### Task instructions
Beneath this instruction is a block of data; output from it exactly the lines that run from the one containing "Generate a web" through the one containing "0.997, 1.001, 1.004];", inclusive.

***

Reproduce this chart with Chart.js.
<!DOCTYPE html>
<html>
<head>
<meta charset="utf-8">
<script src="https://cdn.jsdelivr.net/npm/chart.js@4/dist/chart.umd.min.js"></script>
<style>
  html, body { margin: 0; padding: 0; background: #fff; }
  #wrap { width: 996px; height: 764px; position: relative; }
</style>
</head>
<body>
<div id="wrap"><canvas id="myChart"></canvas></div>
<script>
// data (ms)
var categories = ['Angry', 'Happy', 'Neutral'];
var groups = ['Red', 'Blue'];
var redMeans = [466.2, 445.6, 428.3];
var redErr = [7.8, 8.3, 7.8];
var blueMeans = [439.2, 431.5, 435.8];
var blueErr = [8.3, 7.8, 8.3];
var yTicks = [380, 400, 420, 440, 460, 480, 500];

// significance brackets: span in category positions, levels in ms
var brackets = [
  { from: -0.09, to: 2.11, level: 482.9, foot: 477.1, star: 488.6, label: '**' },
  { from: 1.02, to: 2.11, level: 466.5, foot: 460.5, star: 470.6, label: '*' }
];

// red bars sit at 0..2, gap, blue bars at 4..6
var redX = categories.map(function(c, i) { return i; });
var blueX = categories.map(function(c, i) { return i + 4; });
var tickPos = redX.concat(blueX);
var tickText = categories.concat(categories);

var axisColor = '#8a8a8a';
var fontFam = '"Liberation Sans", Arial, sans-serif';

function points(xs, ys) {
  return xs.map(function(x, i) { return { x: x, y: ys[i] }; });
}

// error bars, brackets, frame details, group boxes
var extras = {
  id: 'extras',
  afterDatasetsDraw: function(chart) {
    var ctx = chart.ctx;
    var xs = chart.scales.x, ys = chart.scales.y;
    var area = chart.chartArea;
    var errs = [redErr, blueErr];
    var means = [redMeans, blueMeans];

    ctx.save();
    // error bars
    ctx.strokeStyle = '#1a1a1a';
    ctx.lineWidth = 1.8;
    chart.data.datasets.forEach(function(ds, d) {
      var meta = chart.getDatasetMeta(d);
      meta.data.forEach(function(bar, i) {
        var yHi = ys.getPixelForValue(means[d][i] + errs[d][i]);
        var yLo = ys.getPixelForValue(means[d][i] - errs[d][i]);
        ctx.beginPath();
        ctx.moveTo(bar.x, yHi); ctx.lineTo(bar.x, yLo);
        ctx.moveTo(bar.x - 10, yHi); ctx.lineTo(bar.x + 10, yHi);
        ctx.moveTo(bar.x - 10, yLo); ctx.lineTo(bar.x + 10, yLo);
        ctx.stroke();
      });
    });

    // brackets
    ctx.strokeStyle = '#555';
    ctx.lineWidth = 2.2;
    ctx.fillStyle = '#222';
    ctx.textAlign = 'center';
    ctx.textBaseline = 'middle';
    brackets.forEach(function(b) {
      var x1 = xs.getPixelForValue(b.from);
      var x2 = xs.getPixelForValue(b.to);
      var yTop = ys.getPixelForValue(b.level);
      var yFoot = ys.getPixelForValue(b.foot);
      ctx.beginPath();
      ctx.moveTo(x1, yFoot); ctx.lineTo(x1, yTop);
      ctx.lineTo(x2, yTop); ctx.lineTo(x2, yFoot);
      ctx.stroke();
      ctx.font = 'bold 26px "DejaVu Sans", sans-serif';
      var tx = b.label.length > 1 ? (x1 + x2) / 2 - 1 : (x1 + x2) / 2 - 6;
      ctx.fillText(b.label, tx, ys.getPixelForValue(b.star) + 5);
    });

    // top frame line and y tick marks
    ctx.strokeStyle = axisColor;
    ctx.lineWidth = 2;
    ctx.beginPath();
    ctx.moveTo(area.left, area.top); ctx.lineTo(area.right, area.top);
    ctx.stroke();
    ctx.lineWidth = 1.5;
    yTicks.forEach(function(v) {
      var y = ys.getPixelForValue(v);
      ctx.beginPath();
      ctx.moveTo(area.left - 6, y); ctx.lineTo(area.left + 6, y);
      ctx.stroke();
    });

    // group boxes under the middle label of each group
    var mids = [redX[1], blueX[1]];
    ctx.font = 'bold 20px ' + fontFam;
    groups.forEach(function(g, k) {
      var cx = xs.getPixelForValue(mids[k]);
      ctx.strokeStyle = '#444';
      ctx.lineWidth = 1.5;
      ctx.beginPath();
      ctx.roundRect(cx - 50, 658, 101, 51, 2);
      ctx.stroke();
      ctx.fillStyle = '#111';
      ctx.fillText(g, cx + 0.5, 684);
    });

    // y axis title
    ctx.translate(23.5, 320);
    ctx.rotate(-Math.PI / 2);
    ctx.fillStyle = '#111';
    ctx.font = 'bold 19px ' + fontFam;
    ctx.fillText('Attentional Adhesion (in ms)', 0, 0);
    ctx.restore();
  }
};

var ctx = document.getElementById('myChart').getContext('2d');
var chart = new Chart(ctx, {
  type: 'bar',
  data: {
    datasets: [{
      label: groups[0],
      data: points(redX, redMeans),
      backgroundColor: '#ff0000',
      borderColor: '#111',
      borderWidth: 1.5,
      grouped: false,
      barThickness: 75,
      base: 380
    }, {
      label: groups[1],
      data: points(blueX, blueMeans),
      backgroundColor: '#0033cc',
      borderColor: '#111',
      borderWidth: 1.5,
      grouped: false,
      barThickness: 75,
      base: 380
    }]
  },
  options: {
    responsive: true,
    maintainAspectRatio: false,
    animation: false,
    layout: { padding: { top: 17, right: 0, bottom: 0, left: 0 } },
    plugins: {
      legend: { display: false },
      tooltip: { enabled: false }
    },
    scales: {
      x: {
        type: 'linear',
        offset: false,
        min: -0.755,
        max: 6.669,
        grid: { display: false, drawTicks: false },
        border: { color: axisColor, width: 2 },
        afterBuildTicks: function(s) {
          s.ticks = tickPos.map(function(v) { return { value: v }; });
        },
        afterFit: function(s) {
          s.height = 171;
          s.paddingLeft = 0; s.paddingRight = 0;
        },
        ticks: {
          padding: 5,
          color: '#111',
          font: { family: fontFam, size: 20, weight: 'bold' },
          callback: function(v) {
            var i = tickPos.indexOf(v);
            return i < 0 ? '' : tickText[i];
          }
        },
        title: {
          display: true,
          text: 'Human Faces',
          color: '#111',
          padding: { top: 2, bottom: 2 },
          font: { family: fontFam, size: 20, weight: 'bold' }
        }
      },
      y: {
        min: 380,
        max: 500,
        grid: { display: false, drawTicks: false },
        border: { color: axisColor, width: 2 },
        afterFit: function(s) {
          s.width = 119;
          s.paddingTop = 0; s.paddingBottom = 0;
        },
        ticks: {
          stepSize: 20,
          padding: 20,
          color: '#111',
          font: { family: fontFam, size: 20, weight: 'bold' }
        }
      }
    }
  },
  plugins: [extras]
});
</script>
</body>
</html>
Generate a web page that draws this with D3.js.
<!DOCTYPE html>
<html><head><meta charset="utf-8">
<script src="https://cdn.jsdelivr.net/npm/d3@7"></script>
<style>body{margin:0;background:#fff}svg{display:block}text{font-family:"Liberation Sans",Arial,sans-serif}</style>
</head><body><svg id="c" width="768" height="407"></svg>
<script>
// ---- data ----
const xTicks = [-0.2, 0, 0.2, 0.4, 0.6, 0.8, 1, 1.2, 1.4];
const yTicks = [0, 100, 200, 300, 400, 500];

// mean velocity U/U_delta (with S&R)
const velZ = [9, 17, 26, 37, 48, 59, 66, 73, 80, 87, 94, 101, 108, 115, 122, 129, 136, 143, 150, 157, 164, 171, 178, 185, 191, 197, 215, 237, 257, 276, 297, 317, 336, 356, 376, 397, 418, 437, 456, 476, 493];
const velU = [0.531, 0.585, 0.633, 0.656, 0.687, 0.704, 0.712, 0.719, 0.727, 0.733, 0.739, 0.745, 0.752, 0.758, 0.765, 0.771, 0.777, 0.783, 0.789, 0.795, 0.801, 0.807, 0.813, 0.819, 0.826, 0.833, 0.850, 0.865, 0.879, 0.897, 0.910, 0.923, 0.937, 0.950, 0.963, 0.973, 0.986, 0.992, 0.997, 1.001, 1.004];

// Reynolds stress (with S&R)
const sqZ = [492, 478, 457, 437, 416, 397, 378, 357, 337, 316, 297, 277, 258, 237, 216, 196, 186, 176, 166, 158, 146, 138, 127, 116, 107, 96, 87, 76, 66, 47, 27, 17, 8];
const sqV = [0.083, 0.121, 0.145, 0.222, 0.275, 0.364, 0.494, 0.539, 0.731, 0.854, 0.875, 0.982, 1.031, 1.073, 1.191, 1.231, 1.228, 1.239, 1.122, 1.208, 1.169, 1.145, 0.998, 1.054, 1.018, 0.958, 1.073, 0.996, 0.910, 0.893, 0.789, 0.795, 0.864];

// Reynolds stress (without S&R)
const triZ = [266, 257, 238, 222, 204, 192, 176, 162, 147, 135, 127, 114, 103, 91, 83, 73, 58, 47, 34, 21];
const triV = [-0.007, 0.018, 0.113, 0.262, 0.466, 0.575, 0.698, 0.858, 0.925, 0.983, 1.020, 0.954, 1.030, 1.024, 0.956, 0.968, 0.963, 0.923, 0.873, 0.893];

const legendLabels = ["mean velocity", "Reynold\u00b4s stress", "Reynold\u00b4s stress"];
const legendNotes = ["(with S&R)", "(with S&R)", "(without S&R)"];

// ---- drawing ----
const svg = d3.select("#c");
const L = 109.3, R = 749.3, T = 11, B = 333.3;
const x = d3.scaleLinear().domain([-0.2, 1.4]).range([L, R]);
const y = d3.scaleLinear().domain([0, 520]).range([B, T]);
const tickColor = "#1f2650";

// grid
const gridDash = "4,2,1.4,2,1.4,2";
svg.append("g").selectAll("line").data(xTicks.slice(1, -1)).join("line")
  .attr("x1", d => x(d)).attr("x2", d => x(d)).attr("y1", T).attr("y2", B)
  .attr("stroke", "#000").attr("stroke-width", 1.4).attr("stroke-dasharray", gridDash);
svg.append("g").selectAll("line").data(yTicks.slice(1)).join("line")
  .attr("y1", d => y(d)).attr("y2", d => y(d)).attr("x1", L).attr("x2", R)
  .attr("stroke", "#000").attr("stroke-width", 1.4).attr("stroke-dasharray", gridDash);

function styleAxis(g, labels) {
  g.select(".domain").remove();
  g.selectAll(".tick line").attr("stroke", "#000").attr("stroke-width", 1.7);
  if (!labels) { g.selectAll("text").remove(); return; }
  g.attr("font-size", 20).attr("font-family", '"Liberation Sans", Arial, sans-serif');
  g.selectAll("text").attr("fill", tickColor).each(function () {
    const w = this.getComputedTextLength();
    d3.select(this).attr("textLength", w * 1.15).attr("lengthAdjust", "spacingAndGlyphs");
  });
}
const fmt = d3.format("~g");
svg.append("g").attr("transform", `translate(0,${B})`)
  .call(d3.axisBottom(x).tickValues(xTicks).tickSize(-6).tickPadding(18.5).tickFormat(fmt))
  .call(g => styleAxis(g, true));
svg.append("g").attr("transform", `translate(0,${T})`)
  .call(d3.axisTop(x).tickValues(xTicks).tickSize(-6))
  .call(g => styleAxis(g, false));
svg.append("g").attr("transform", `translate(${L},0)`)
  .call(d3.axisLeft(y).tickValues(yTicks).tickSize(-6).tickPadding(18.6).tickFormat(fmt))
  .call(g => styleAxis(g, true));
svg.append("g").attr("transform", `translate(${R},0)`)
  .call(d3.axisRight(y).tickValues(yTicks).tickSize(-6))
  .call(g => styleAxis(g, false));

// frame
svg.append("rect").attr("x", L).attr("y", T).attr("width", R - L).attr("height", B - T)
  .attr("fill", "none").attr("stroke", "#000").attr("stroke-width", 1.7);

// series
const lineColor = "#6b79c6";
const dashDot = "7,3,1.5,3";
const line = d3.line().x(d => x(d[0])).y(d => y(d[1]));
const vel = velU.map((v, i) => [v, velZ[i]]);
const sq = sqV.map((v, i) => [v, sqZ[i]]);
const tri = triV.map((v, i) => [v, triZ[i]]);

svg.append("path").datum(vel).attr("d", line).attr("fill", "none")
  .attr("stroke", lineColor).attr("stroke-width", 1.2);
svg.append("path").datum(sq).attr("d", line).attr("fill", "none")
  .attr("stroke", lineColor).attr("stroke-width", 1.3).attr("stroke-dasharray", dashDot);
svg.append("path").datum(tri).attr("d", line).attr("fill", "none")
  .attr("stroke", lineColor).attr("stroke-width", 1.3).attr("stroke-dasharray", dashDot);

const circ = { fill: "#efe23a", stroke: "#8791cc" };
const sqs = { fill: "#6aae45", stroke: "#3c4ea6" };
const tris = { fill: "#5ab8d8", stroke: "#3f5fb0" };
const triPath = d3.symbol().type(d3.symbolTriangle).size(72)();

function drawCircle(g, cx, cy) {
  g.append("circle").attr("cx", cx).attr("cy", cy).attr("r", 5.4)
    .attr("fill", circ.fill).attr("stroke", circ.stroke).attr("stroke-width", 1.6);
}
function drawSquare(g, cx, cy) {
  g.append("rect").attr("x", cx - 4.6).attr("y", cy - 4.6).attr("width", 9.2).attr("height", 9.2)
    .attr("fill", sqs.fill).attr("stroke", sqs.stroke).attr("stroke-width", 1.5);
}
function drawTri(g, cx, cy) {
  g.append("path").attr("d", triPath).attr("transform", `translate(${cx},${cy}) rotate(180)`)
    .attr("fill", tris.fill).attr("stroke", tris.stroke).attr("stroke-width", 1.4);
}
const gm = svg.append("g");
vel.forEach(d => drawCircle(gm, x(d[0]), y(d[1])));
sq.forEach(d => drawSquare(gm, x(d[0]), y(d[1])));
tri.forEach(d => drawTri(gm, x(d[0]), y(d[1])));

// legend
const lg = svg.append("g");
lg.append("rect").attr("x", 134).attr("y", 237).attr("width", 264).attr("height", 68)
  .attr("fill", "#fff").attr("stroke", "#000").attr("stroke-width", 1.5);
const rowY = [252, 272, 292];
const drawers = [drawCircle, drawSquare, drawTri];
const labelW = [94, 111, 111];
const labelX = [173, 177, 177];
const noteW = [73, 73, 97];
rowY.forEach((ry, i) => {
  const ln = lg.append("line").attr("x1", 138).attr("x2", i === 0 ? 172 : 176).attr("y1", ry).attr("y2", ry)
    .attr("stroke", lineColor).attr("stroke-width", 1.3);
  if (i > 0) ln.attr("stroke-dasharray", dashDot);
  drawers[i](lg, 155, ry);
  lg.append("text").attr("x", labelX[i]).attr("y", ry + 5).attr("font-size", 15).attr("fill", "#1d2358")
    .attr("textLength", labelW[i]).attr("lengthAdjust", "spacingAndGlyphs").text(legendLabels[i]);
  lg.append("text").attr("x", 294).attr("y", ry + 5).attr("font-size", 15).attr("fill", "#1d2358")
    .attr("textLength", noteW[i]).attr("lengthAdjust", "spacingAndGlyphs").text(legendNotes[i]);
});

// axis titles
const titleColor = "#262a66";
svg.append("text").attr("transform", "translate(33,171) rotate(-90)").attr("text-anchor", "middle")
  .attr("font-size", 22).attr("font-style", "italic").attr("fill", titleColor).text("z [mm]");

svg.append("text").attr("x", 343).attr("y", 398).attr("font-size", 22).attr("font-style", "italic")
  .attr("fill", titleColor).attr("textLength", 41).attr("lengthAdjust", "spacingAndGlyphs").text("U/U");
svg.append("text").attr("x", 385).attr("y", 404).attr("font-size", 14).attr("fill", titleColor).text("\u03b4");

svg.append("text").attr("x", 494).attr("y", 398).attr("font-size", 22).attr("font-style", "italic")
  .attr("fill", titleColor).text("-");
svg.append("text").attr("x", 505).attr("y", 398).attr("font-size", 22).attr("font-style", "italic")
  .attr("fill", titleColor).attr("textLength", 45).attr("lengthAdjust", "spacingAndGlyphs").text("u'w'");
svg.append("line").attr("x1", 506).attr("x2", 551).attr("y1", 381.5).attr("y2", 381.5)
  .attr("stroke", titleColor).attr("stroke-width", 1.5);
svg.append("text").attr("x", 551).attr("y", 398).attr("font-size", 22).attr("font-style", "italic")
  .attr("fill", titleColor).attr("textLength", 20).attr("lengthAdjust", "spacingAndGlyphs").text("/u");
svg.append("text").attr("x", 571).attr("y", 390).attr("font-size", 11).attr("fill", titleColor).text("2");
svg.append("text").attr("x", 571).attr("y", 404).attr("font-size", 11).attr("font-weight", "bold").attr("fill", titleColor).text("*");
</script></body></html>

***

### Solution for this problem
Generate a web page that draws this with D3.js.
<!DOCTYPE html>
<html><head><meta charset="utf-8">
<script src="https://cdn.jsdelivr.net/npm/d3@7"></script>
<style>body{margin:0;background:#fff}svg{display:block}text{font-family:"Liberation Sans",Arial,sans-serif}</style>
</head><body><svg id="c" width="768" height="407"></svg>
<script>
// ---- data ----
const xTicks = [-0.2, 0, 0.2, 0.4, 0.6, 0.8, 1, 1.2, 1.4];
const yTicks = [0, 100, 200, 300, 400, 500];

// mean velocity U/U_delta (with S&R)
const velZ = [9, 17, 26, 37, 48, 59, 66, 73, 80, 87, 94, 101, 108, 115, 122, 129, 136, 143, 150, 157, 164, 171, 178, 185, 191, 197, 215, 237, 257, 276, 297, 317, 336, 356, 376, 397, 418, 437, 456, 476, 493];
const velU = [0.531, 0.585, 0.633, 0.656, 0.687, 0.704, 0.712, 0.719, 0.727, 0.733, 0.739, 0.745, 0.752, 0.758, 0.765, 0.771, 0.777, 0.783, 0.789, 0.795, 0.801, 0.807, 0.813, 0.819, 0.826, 0.833, 0.850, 0.865, 0.879, 0.897, 0.910, 0.923, 0.937, 0.950, 0.963, 0.973, 0.986, 0.992, 0.997, 1.001, 1.004];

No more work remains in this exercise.